“The reasonable man adapts himself to the world: the unreasonable one persists in trying to adapt the world to himself. Therefore all progress depends on the unreasonable man.”
- George Bernard Shaw, Man and Superman
I've always liked being liked. For most of my life, this was a yardstick that I could rely on to tell me how I was doing - a clear and measurable way to tell that I was progressing. Whether in school or moving to a new place, "being liked" was both something I knew how to aim for and was clearly a good thing. How could it not be, everyone likes you! But, after some time on this never-ending tour of appeasement, a small voice in my head started asking what I was giving up by insisting on gaining the reputation as a likable, reasonable, person. Perhaps more cynical branding - calling it "popularity contest" rather than "getting along with people" - would have had me questioning it sooner.
My current view, which undoubtedly will be revised again before too long, is that far more credit is due to those with the courage to not chase popularity. Those who will persist through the discomfort of being unreasonable, when the situation demands it. Once this idea caught hold in my head, I felt like the world repeated it back to me wherever I turned. From Theodore Roosevelt's epic "Man in the arena" speech, to Lin Manuel Miranda's Hamilton, stories throughout history put the spotlight on those stubborn individuals that belong to team "unreasonable". They have their eyes set on something and will take the best route there, regardless of how many toes they will step on during their journey. The opinions of others can not get in the way of their goals. Even as the underdog, they boldly face the antagonist and demand to know if you stand for nothing, what will you fall for?
Off-screen, in our day to day lives, these unreasonable people get a very different treatment. Once a troublemaker achieves something, they and their achievements are celebrated and any past sins of rocking the boat are quickly brushed aside. After all, we want to celebrate the progress. The arrow of time clearly points from boat-rocking to trailblazing, not the other way around, but we still find it very difficult to permit unreasonable behavior from the unaccomplished. This is perhaps the central point - it seems like society believes we can have trailblazing without boat-rocking, despite the numerous examples in history to the contrary. Everything we take for granted pissed someone off when it first came about. Bicycles were accused of corrupting women by helping them escape from home, every new hot musician since Elvis has been labelled a satanist, and even writing was rejected by Socrates when it was invented. A reasonable person, aiming to be liked, would have caved in the face of these protests, and abandoned their ideas. And we’d be left sitting here without books, music, and bikes, blindly agreeing with each other just to be nice.

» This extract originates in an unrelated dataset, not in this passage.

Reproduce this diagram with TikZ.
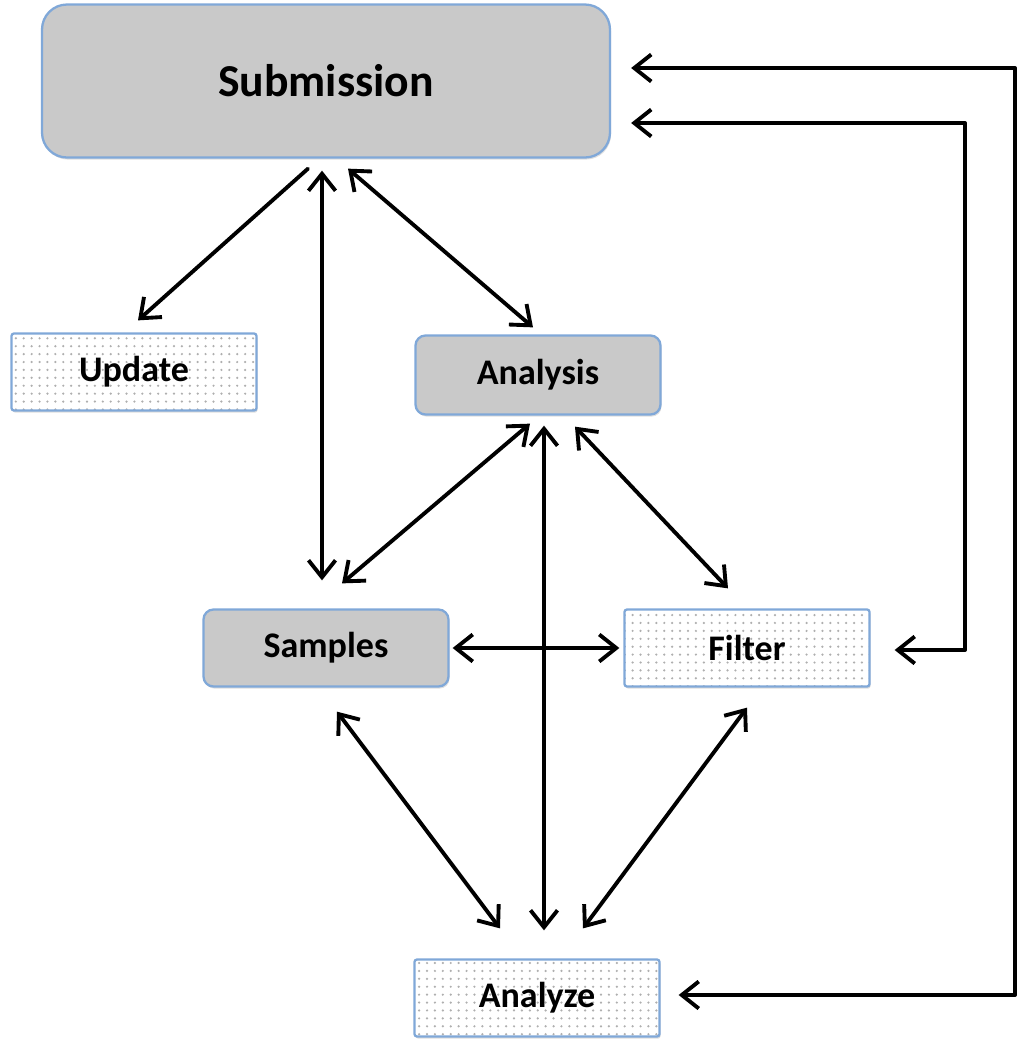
\documentclass[tikz,border=0pt]{standalone}
\usepackage{fontspec}
\setmainfont{Carlito}
\usetikzlibrary{arrows.meta,patterns.meta,shadows}

\begin{document}
\begin{tikzpicture}[
    line cap=round,
    line join=round,
    every node/.style={font=\bfseries\fontsize{20.5}{24}\selectfont},
    box/.style={draw=boxblue, line width=1.3pt, minimum width=4.9cm,
        minimum height=1.54cm, inner sep=0pt,
        drop shadow={opacity=0.25, shadow xshift=0.6pt, shadow yshift=-1.2pt}},
    graybox/.style={box, fill=boxgray, rounded corners=0.2cm},
    dotbox/.style={box, rounded corners=0.05cm, preaction={fill=white},
        pattern={Dots[distance=4.5pt, radius=0.7pt]}, pattern color=dotgray},
    link/.style={line width=2.2pt,
        {Straight Barb[length=3.4mm, width=5.4mm]}-{Straight Barb[length=3.4mm, width=5.4mm]}},
    onelink/.style={line width=2.2pt, -{Straight Barb[length=3.4mm, width=5.4mm]}}
]

\definecolor{boxgray}{RGB}{201,201,201}
\definecolor{boxblue}{RGB}{128,168,216}
\definecolor{dotgray}{RGB}{175,175,175}

\useasboundingbox (0,0) rectangle (20.56,-21);

% -----------------------------
% Boxes
% -----------------------------
\node[graybox, rounded corners=0.5cm, minimum width=11.36cm,
    minimum height=3.06cm, font=\bfseries\fontsize{26}{31}\selectfont]
    (submission) at (6.52,-1.62) {Submission};

\node[dotbox] (update) at (2.68,-7.44) {Update};
\node[graybox, minimum height=1.58cm] (analysis) at (10.76,-7.5) {Analysis};
\node[graybox] (samples) at (6.52,-12.96) {Samples};
\node[dotbox] (filter) at (14.94,-12.96) {Filter};
\node[dotbox] (analyze) at (10.74,-19.96) {Analyze};

% return lines on the right
\coordinate (busout) at (20.3,0);
\coordinate (busin) at (19.3,0);
\coordinate (s1) at ([xshift=0.4cm,yshift=0.26cm]submission.east);
\coordinate (s2) at ([xshift=0.4cm,yshift=-0.84cm]submission.east);
\coordinate (a1) at ([xshift=0.36cm,yshift=0.06cm]analyze.east);
\coordinate (f1) at ([xshift=0.48cm,yshift=-0.04cm]filter.east);

% -----------------------------
% Connectors
% -----------------------------
\draw[onelink]
([xshift=-0.36cm,yshift=-0.2cm]submission.south) --
([xshift=0.08cm,yshift=0.24cm]update.north);

\draw[link]
([xshift=-0.08cm,yshift=-0.24cm]submission.south) --
([xshift=-0.08cm,yshift=0.56cm]samples.north);

\draw[link]
([xshift=0.44cm,yshift=-0.2cm]submission.south) --
([xshift=-0.1cm,yshift=0.14cm]analysis.north);

\draw[link]
([xshift=-0.16cm,yshift=-0.16cm]analysis.south) --
([xshift=0.32cm,yshift=0.5cm]samples.north);

\draw[link]
([xshift=0.12cm,yshift=-0.2cm]analysis.south) --
([xshift=0.14cm,yshift=0.56cm]analyze.north);

\draw[link]
([xshift=0.74cm,yshift=-0.22cm]analysis.south) --
([xshift=-0.38cm,yshift=0.4cm]filter.north);

\draw[link]
([xshift=0.06cm]samples.east) --
([xshift=-0.08cm]filter.west);

\draw[link]
([xshift=0.22cm,yshift=-0.48cm]samples.south) --
([xshift=-0.74cm,yshift=0.6cm]analyze.north);

\draw[link]
([yshift=-0.4cm]filter.south) --
([xshift=0.92cm,yshift=0.6cm]analyze.north);

\draw[link] (s1) -- (s1 -| busout) -- (a1 -| busout) -- (a1);

\draw[link] (s2) -- (s2 -| busin) -- (f1 -| busin) -- (f1);

\end{tikzpicture}
\end{document}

Fine, I might be a bit too unreasonable here. Reasonable people can get to progress too. We should of course aim to get along with people, and being unreasonable does not give you a free pass to be a jerk to your friend because “that’s how we get progress”. On balance, though, I think most of us can afford to be a tad more stubborn, stand by our views, and worry less about ruffling feathers.
A rocky boat might be less comfortable than a steady one today, but who knows what insights it will lead to tomorrow. It's a weird kind of free-rider problem. No one wants to be around the unreasonable person who will argue over every detail and insist that their view of the world is the correct one. This cost is only borne by those immediately around that person. In case the unreasonable individual’s idea is good, the benefits are shared around the world. If so, we, on a collective level, are limiting the number of new ideas that get tested.
This seems like a huge bummer, which I unfortunately have no clue how to address. All I can do is decide what I do myself. So, until I do, I will lean on this flimsy intellectual crutch, and hope that you accept my advanced apology for being a bit more unreasonable moving forward.